İzmir’de motorlu kuryeler, son dönemde artan iş cinayetleri sonrası eylem gerçekleştirdi. Emekçiler yaptıkları açıklamada, “Yaşamak istiyoruz. Hız baskısı son bulmalı, işçi sağlığı ve güvenliği tedbirleri artırmalı, iş kanunu ihlal eden uzun mesailer kaldırılmalı, şirketler kuryelerini saldırılara karşı korumalıdır” denildi.

İzmir'de motokuryelerden eylem : Yaşamak istiyoruz

Mahir KANAAT

İzmir’de motorlu kuryelik yapan Onur Çakmak’ın geçtiğimiz günlerde Buca Otobanı’nda meydana gelen kaza sonucu yaşamını yitirmesi sonrası motorlu kuryelik yapan emekçiler eylem gerçekleştirdi. Alsancak Garı önünde yapılan açıklamada, son dönemde artan iş cinayetlerine dikkat çekilerek, yaşadıkları sorunlara tepki gösterildi. Açıklama sonrası emekçiler, Onur Çakmak’ın cenazesine katıldı. 

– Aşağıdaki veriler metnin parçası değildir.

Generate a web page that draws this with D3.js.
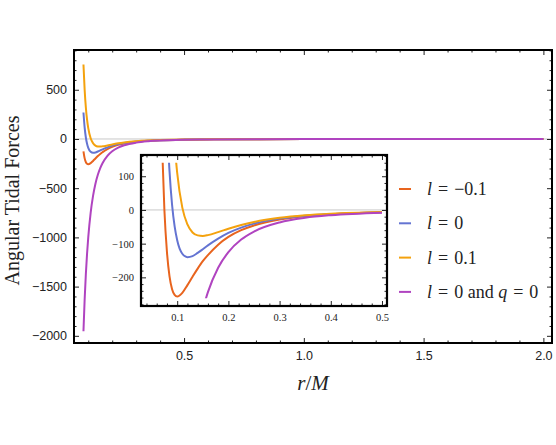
<!DOCTYPE html>
<html>
<head>
<meta charset="utf-8">
<script src="https://cdn.jsdelivr.net/npm/d3@7/dist/d3.min.js"></script>
<style>
  body { margin: 0; background: #fff; }
  svg { display: block; }
  .tk text { font-family: "Liberation Sans", Arial, sans-serif; font-size: 12.5px; fill: #222; }
  .itk text { font-family: "Liberation Serif", serif; font-size: 10.5px; fill: #222; }
  .tk .domain, .itk .domain { display: none; }
  .tk line, .itk line { stroke: #222; }
</style>
</head>
<body>
<svg width="556" height="445"></svg>
<script>
// radius samples (r/M)
var radius = [0.07, 0.075, 0.08, 0.085, 0.09, 0.095, 0.1, 0.11, 0.12, 0.13, 0.14, 0.15, 0.16, 0.18, 0.2,
              0.225, 0.25, 0.3, 0.35, 0.4, 0.5, 0.6, 0.8, 1.0, 1.25, 1.5, 1.75, 2.0];

// angular tidal force
var lMinus = [212, 0, -125, -197, -235, -252, -257, -246, -223, -198, -174, -152, -134, -103, -80,
              -60, -46, -28.6, -18.8, -13.1, -7.0, -4.2, -1.8, -0.95, -0.49, -0.29, -0.18, -0.12];
var lZero  = [875, 506, 269, 115, 15, -49, -90, -130, -140, -137, -127.5, -116.5, -105, -85, -68,
              -52.3, -40.7, -25.8, -17.3, -12.1, -6.5, -3.9, -1.7, -0.91, -0.48, -0.28, -0.18, -0.12];
var lPlus  = [1708, 1138, 757, 498, 320, 196, 110, 7, -43, -67, -75.5, -77, -74.7, -65.8, -55.6,
              -44.5, -35.6, -23.3, -15.9, -11.3, -6.2, -3.8, -1.7, -0.89, -0.47, -0.27, -0.18, -0.12];
var lZeroQZero = [-2915, -2370, -1953, -1628, -1372, -1166, -1000, -751, -579, -455, -364, -296, -244, -171.5, -125,
              -87.8, -64, -37, -23.3, -15.6, -8, -4.6, -1.95, -1, -0.51, -0.3, -0.19, -0.125];

var seriesNames = ["l = \u22120.1", "l = 0", "l = 0.1", "l = 0 and q = 0"];
var seriesColors = ["#e8641e", "#6474d2", "#f4a20e", "#b044c0"];
var seriesValues = [lMinus, lZero, lPlus, lZeroQZero];

var mainStart = 0.08;          // main panel curves begin here
var insetClip = [-262, 140];   // plot range of the inset

var svg = d3.select("svg");

// ---------- main panel ----------
var box = {left: 74, right: 552, top: 50, bottom: 343};

var x = d3.scaleLinear().domain([0.0405, 2.036]).range([box.left, box.right]);
var y = d3.scaleLinear().domain([-2073, 904]).range([box.bottom, box.top]);

function frameTicks(g, xs, ys, xMaj, xMin, yMaj, yMin, cls, b, xFmt, yFmt) {
    var a = g.append("g").attr("class", cls);
    a.append("g").attr("transform", "translate(0," + b.bottom + ")")
        .call(d3.axisBottom(xs).tickValues(xMaj).tickSize(-5).tickPadding(8).tickFormat(xFmt));
    a.append("g").attr("transform", "translate(0," + b.bottom + ")")
        .call(d3.axisBottom(xs).tickValues(xMin).tickSize(-2.5).tickFormat(""));
    a.append("g").attr("transform", "translate(0," + b.top + ")")
        .call(d3.axisTop(xs).tickValues(xMaj).tickSize(-5).tickFormat(""));
    a.append("g").attr("transform", "translate(0," + b.top + ")")
        .call(d3.axisTop(xs).tickValues(xMin).tickSize(-2.5).tickFormat(""));
    a.append("g").attr("transform", "translate(" + b.left + ",0)")
        .call(d3.axisLeft(ys).tickValues(yMaj).tickSize(-5).tickPadding(7).tickFormat(yFmt));
    a.append("g").attr("transform", "translate(" + b.left + ",0)")
        .call(d3.axisLeft(ys).tickValues(yMin).tickSize(-2.5).tickFormat(""));
    a.append("g").attr("transform", "translate(" + b.right + ",0)")
        .call(d3.axisRight(ys).tickValues(yMaj).tickSize(-5).tickFormat(""));
    a.append("g").attr("transform", "translate(" + b.right + ",0)")
        .call(d3.axisRight(ys).tickValues(yMin).tickSize(-2.5).tickFormat(""));
}

function notIn(list) {
    return function(v) { return !list.some(function(m) { return Math.abs(m - v) < 1e-9; }); };
}

var xMajor = [0.5, 1.0, 1.5, 2.0];
var xMinor = d3.range(1, 21).map(function(i) { return i / 10; }).filter(notIn(xMajor));
var yMajor = [-2000, -1500, -1000, -500, 0, 500];
var yMinor = d3.range(-2000, 901, 100).filter(notIn(yMajor));

svg.append("line")
    .attr("x1", box.left).attr("x2", box.right)
    .attr("y1", y(0)).attr("y2", y(0))
    .attr("stroke", "#c8c8c8").attr("stroke-width", 1);

var mainLine = d3.line()
    .x(function(d) { return x(d[0]); })
    .y(function(d) { return y(d[1]); })
    .curve(d3.curveMonotoneX);

seriesValues.forEach(function(vals, i) {
    var pts = radius.map(function(r, k) { return [r, vals[k]]; }).filter(function(d) { return d[0] >= mainStart; });
    svg.append("path")
        .attr("d", mainLine(pts))
        .attr("fill", "none")
        .attr("stroke", seriesColors[i])
        .attr("stroke-width", 2);
});

frameTicks(svg, x, y, xMajor, xMinor, yMajor, yMinor, "tk", box, d3.format(".1f"), d3.format("d"));

svg.append("rect")
    .attr("x", box.left).attr("y", box.top)
    .attr("width", box.right - box.left).attr("height", box.bottom - box.top)
    .attr("fill", "none").attr("stroke", "#000").attr("stroke-width", 2);

svg.append("text")
    .attr("transform", "translate(19," + ((box.top + box.bottom) / 2 + 4) + ") rotate(-90)")
    .attr("text-anchor", "middle")
    .style("font-family", "Liberation Serif, serif")
    .style("font-size", "20px")
    .attr("fill", "#222")
    .text("Angular Tidal Forces");

var xl = svg.append("text")
    .attr("x", 313).attr("y", 390)
    .attr("text-anchor", "middle")
    .style("font-family", "Liberation Serif, serif")
    .style("font-size", "21px")
    .attr("fill", "#222");
xl.append("tspan").style("font-style", "italic").text("r");
xl.append("tspan").text("/");
xl.append("tspan").style("font-style", "italic").text("M");

// ---------- inset ----------
var ib = {left: 141, right: 387, top: 155, bottom: 306};
var xi = d3.scaleLinear().domain([0.0293, 0.5098]).range([ib.left, ib.right]);
var yi = d3.scaleLinear().domain([-285, 163]).range([ib.bottom, ib.top]);

var inset = svg.append("g");
inset.append("rect")
    .attr("x", ib.left).attr("y", ib.top)
    .attr("width", ib.right - ib.left).attr("height", ib.bottom - ib.top)
    .attr("fill", "#fff");

svg.append("clipPath").attr("id", "insetClip")
    .append("rect")
    .attr("x", ib.left).attr("width", ib.right - ib.left)
    .attr("y", yi(insetClip[1])).attr("height", yi(insetClip[0]) - yi(insetClip[1]));

inset.append("line")
    .attr("x1", ib.left).attr("x2", ib.right)
    .attr("y1", yi(0)).attr("y2", yi(0))
    .attr("stroke", "#c8c8c8").attr("stroke-width", 1);

var insetLine = d3.line()
    .x(function(d) { return xi(d[0]); })
    .y(function(d) { return yi(d[1]); })
    .curve(d3.curveMonotoneX);

var curves = inset.append("g").attr("clip-path", "url(#insetClip)");
seriesValues.forEach(function(vals, i) {
    var pts = radius.map(function(r, k) { return [r, vals[k]]; }).filter(function(d) { return d[0] <= 0.5; });
    curves.append("path")
        .attr("d", insetLine(pts))
        .attr("fill", "none")
        .attr("stroke", seriesColors[i])
        .attr("stroke-width", 2);
});

var ixMajor = [0.1, 0.2, 0.3, 0.4, 0.5];
var ixMinor = d3.range(2, 26).map(function(i) { return i / 50; }).filter(notIn(ixMajor));
var iyMajor = [-200, -100, 0, 100];
var iyMinor = d3.range(-280, 161, 20).filter(notIn(iyMajor));

frameTicks(inset, xi, yi, ixMajor, ixMinor, iyMajor, iyMinor, "itk", ib, d3.format(".1f"), d3.format("d"));

inset.append("rect")
    .attr("x", ib.left).attr("y", ib.top)
    .attr("width", ib.right - ib.left).attr("height", ib.bottom - ib.top)
    .attr("fill", "none").attr("stroke", "#000").attr("stroke-width", 2.2);

// ---------- legend ----------
var legend = svg.append("g").attr("transform", "translate(399,189)");
seriesNames.forEach(function(name, i) {
    var row = legend.append("g").attr("transform", "translate(0," + (i * 34.3) + ")");
    row.append("line")
        .attr("x1", 0).attr("x2", 12)
        .attr("stroke", seriesColors[i]).attr("stroke-width", 2);
    var t = row.append("text")
        .attr("x", 28).attr("y", 6)
        .style("font-family", "Liberation Serif, serif")
        .style("font-size", "18px")
        .attr("fill", "#222")
        .attr("xml:space", "preserve");
    // italic symbols, upright numbers and words
    name.split(/([lq])/).forEach(function(part) {
        if (part === "") return;
        t.append("tspan")
            .style("font-style", (part === "l" || part === "q") ? "italic" : "normal")
            .text(part.replace(/ = /g, " \u200a=\u200a "));
    });
});
</script>
</body>
</html>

Emekçiler adına basını açıklamasını okuyan Servet Anlar, “Motorlu kuryelerin içine sürüklendiği ‘esnaf-kurye’ garabeti, bir nevi taşeron çalıştırmanın en ağır biçimini emekçilere dayatmaktadır. Bu çalışma modelinin hizmet sektöründe yaygınlaşması, motorlu kuryelerin maruz kaldıkları saldırılar ve ölümlere adeta davetiye çıkartmaktadır.  Evine ekmek götürmek için var gücüyle motorlu kurye kardeşlerimiz çığ gibi büyüyen sorunlarla boğuşmaktadırlar. Çok sipariş teslim edenin, daha fazla para kazandığı, zamana karşı verilen bu geçinme yarışında kuryeler alabildiğine güvencesiz ve yoğun çalışmaktadırlar. Yasal haftalık çalışmanın 45 saat olduğu ülkemizde, kuryeler günde 15-16 saat motor tepesinde üç kuruşa sipariş yetiştirmek için bitap düşmektedirler. Sigorta primi, benzin, motor bakım ve ekipman maliyetlerini ceplerinden ödemektedirler” diye konuştu. 

HIZ BASKISI SON BULMALI

Anlar şunları ifade etti: “Enflasyon döneminde gelirleri gün geçtikçe azalan emekçi kardeşlerimiz, üç kuruş için şirketlerin baskısını, mobbingini ve müşterinin ikinci sınıf insan muamelesini sineye çekmektedirler. Kölelik koşullarını andıran bu düzende, küplerini dolduran şirketler ise maddi-manevi tüm sorumluluğu emekçilerin omuzlarına yıkmaktadır.  Kuryelerin ölümlü kazaları tesadüf değil, sorumlularının belli olduğu iş cinayetleridir. Biliyoruz ki bu düzen değişmedikçe ihlaller, saldırılar ve emekçi ölümleri artarak devam edecektir. Sermayenin bu açıktan saldırısına karşı koymak bizim elimizdedir. Hayatlarımızı tüketen bu insanlık dışı çalışma koşullarını, kölelik kuşatmasını ancak dayanışarak, örgütlenerek, birlikte mücadele ederek parçalayabiliriz. Yaşamak istiyoruz. Motorlu kurye emekçilerinin yaşadığı sorunlar gün gibi ortada, alınacak acil önemler bellidir. Bir kez daha yineliyoruz; hız baskısı son bulmalı, işçi sağlığı ve güvenliği tedbirleri artırmalı, iş kanunu ihlal eden uzun mesailer kaldırılmalı, şirketler kuryelerini saldırılara karşı korumalıdır.”